Both gays and straights had philosophical problems for different reasons with the elimination challenge. Not surprisingly, it was on the female side. Dudes just don’t care, even the gay ones.

What is it with scallops this season? Isn’t this the most accomplished group of food savants this side of Paris? First of all, scallops is what I would consider a “safe” dish, perhaps too safe to make a real impression on the judges, although I’ll have to say that judges always seem to go ga ga when a scallop is “perfectly cooked”. Damn, how hard is it to pan sear a scallop? Unless you’re distracted by shiny objects, it’s a breeze. Maybe all of the stainless steel is distracting our cheftestants.

The gay guy gets care of the orchids. He admits that gays grow better flowers than straights, but half-heartedly grumbles that he’s getting the fuzzy end of the stereotype lollipop. I’m straight and I’ve grown orchids pretty well in the past, so there! Besides – phalaenopsis – Easiest. Orchid. Ever. 

Brother on brother action. But not the type that you’d expect from Bravo.

Shame that nobody threw snake eyes. It would have been fun to see how someone would have dealt with that. Me? I’d probably do some sort of scallop dish. One pan-seared scallop as a base. Then I’d attempt to cut a scallop into a julienne and deep fry it until crunchy and brown. If it didn’t work from a flavor and texture standpoint, I’d discard, but if it did work, I’d nest a little bit of it on top of the scallop. Then I’d poach another scallop in fish sauce and water and slice it on the plate, drizzle with a little olive oil and a little sea salt and cracked pepper. I’d either prop up the slices against the seared scallop tee-pee style or lay them flat like playing cards fanned out next to the scallop. It would either fail miserably in terms of flavor but I’d get kudos for the effort or it would have worked perfectly.

Hmmmm, watermelon carpaccio.  It would have been more interesting if she had chosen watermelon seed carpaccio. Imagine shaving a few of those little buggers.

May I introduce to you Tom Collichio, Mafia hit man.

Gail Simmons is wearing my shower curtain for some reason.

Andy Cohen must have some salacious photos of Todd English to pry him away from QVC once a season.
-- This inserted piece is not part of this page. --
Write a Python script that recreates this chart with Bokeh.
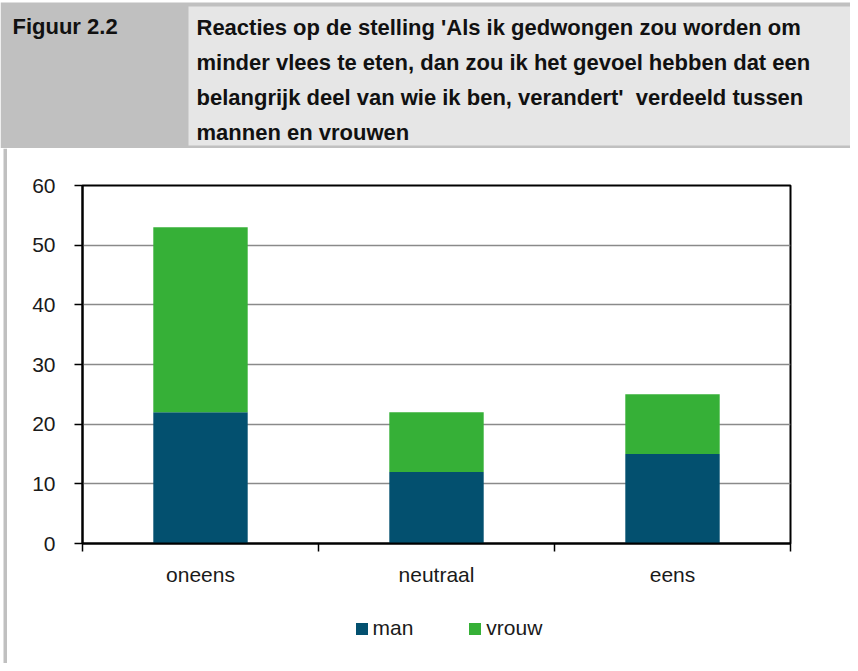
from bokeh.plotting import figure
from bokeh.models import Range1d, FixedTicker, Legend, LegendItem, ColumnDataSource
from bokeh.layouts import column, row
from bokeh.embed import file_html
from bokeh.resources import INLINE
from bokeh.core.properties import value

# ---------------- data ----------------
figure_label = "Figuur 2.2"
title_lines = [
    "Reacties op de stelling 'Als ik gedwongen zou worden om",
    "minder vlees te eten, dan zou ik het gevoel hebben dat een",
    "belangrijk deel van wie ik ben, verandert'\u00a0 verdeeld tussen",
    "mannen en vrouwen",
]
categories = ["oneens", "neutraal", "eens"]
series_names = ["man", "vrouw"]
man = [22, 12, 15]
vrouw = [31, 10, 10]
y_ticks = [0, 10, 20, 30, 40, 50, 60]

# ---------------- styles ----------------
FONT = "Liberation Sans"
DARK_GREY = "#c0c0c0"
LIGHT_GREY = "#e6e6e6"
colors = ["#03506f", "#36b037"]
TEXT_COLOR = "#1a1a1a"

W = 850
H_HEAD = 148
H_CHART = 452
H_LEG = 63
BAR_W = 7

# ---------------- header ----------------
head = figure(width=W, height=H_HEAD, x_range=Range1d(0, W), y_range=Range1d(0, H_HEAD),
              x_axis_location=None, y_axis_location=None, min_border=0,
              output_backend="svg", toolbar_location=None, outline_line_color=None,
              background_fill_color="white", border_fill_color="white")
head.grid.visible = False
head.quad(left=[0], right=[W], bottom=[0], top=[146], fill_color=DARK_GREY, line_color=None)
head.quad(left=[188], right=[W], bottom=[3], top=[142], fill_color=LIGHT_GREY, line_color=None)
head.text(x=[12], y=[122], text=[figure_label], text_font=value(FONT), text_font_style="bold",
          text_font_size="22px", text_color="#111111", text_baseline="alphabetic")
head.text(x=[196] * 4, y=[121, 86, 51, 16], text=title_lines, text_font=value(FONT),
          text_font_style="bold", text_font_size="22px", text_color="#111111",
          text_baseline="alphabetic")

# ---------------- left grey bar ----------------
bar = figure(width=BAR_W, height=H_CHART + H_LEG, x_range=Range1d(0, BAR_W), y_range=Range1d(0, 1),
             x_axis_location=None, y_axis_location=None, min_border=0,
             output_backend="svg", toolbar_location=None, outline_line_color=None,
             background_fill_color="white", border_fill_color="white")
bar.grid.visible = False
bar.quad(left=[3], right=[BAR_W], bottom=[0], top=[1], fill_color=DARK_GREY, line_color=None)

# ---------------- chart ----------------
p = figure(width=W - BAR_W, height=H_CHART, x_range=Range1d(0, len(categories)),
           y_range=Range1d(y_ticks[0], y_ticks[-1]),
           min_border_left=75, min_border_right=60, min_border_top=37, min_border_bottom=57,
           output_backend="svg", toolbar_location=None,
           outline_line_color="black", outline_line_width=2)

xpos = [i + 0.5 for i in range(len(categories))]
src = ColumnDataSource(dict(x=xpos, man=man, vrouw=vrouw))
rs = p.vbar_stack(series_names, x="x", width=0.4, fill_color=colors, line_color=None, source=src)

# x axis: labels at centres, tick marks at category boundaries
p.xaxis.ticker = FixedTicker(ticks=xpos, minor_ticks=list(range(len(categories) + 1)))
p.xaxis.major_label_overrides = {x: c for x, c in zip(xpos, categories)}
p.xaxis.major_tick_out = 0
p.xaxis.major_tick_in = 0
p.xaxis.minor_tick_out = 8
p.xaxis.minor_tick_in = 0
p.xaxis.minor_tick_line_color = "black"
p.xaxis.minor_tick_line_width = 1.5
p.xaxis.major_label_standoff = 11

p.yaxis.ticker = FixedTicker(ticks=y_ticks)
p.yaxis.major_tick_out = 8
p.yaxis.major_tick_in = 0
p.yaxis.major_tick_line_width = 1.5
p.yaxis.major_tick_line_color = "black"
p.yaxis.minor_tick_line_color = None
p.yaxis.major_label_standoff = 19

for ax in (p.xaxis[0], p.yaxis[0]):
    ax.axis_line_color = "black"
    ax.axis_line_width = 2
    ax.major_label_text_font = FONT
    ax.major_label_text_font_size = "21px"
    ax.major_label_text_color = TEXT_COLOR

p.xgrid.visible = False
p.ygrid.grid_line_color = "#8a8a8a"
p.ygrid.grid_line_width = 1.5

# ---------------- legend strip ----------------
lf = figure(width=W - BAR_W, height=H_LEG, x_range=Range1d(0, 1), y_range=Range1d(0, 1),
            x_axis_location=None, y_axis_location=None, min_border=0,
            output_backend="svg", toolbar_location=None, outline_line_color=None)
lf.grid.visible = False
# legend keys: zero-height bars placed outside the visible range
keys = [lf.vbar(x=[-5], bottom=[0], top=[0], width=0.4, fill_color=c, line_color=None)
        for c in colors]
legend = Legend(items=[LegendItem(label=n, renderers=[r]) for n, r in zip(series_names, keys)],
                location=(271.5, 23), orientation="horizontal",
                glyph_width=15, glyph_height=15, label_standoff=4, spacing=54,
                padding=0, margin=0, border_line_color=None, background_fill_alpha=0,
                label_text_font=FONT, label_text_font_size="21px", label_text_color=TEXT_COLOR,
                label_height=24)
lf.add_layout(legend)

layout = column(head, row(bar, column(p, lf)))
open("out.html", "w").write(file_html(layout, INLINE))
When you marinate raw meat of any kind with any kind of acid, you’re actually chemically cooking it. As Tom points out, fresh tuna shouldn’t be marinated for more than about an hour. If you are marinating a big slab of beef, you’re free to marinate overnight, but not fresh fish that’s intended to be served rare. That’s why you can get away with it with ceviche because the seafood in ceviche is supposed to be “cooked”. Oh, by the way Jennifer, if you don’t stop pronouncing it “ceveech”, I think I’m going to throw a squid at the TV.

Leave the lettuce cups for P. F. Chang’s please.

A chips and guacamole “macaroon”? Inspired. HOWEVER – I’m surprised that Tom didn’t pull the same sort of linguistic “quibble” that he pulled on Casey a couple of seasons back when he blasted her for calling her dish coq au vin. That was no “macaroon”. While a macaroon certainly starts with something similar to a meringue (beaten egg whites), it adds coconut and/or almond paste to make a dense, chewy cookie, which is the exact opposite of his cookie. What it really was was a meringue cookie, which is exactly what he produced – something that was crisp on the outside with a melt-in-your-mouth middle.

If you aren’t an accomplished “pastry or dessert chef”, do dessert only as a last resort. Please. At least don’t admit to it at judge’s table. Your judgment will be questioned.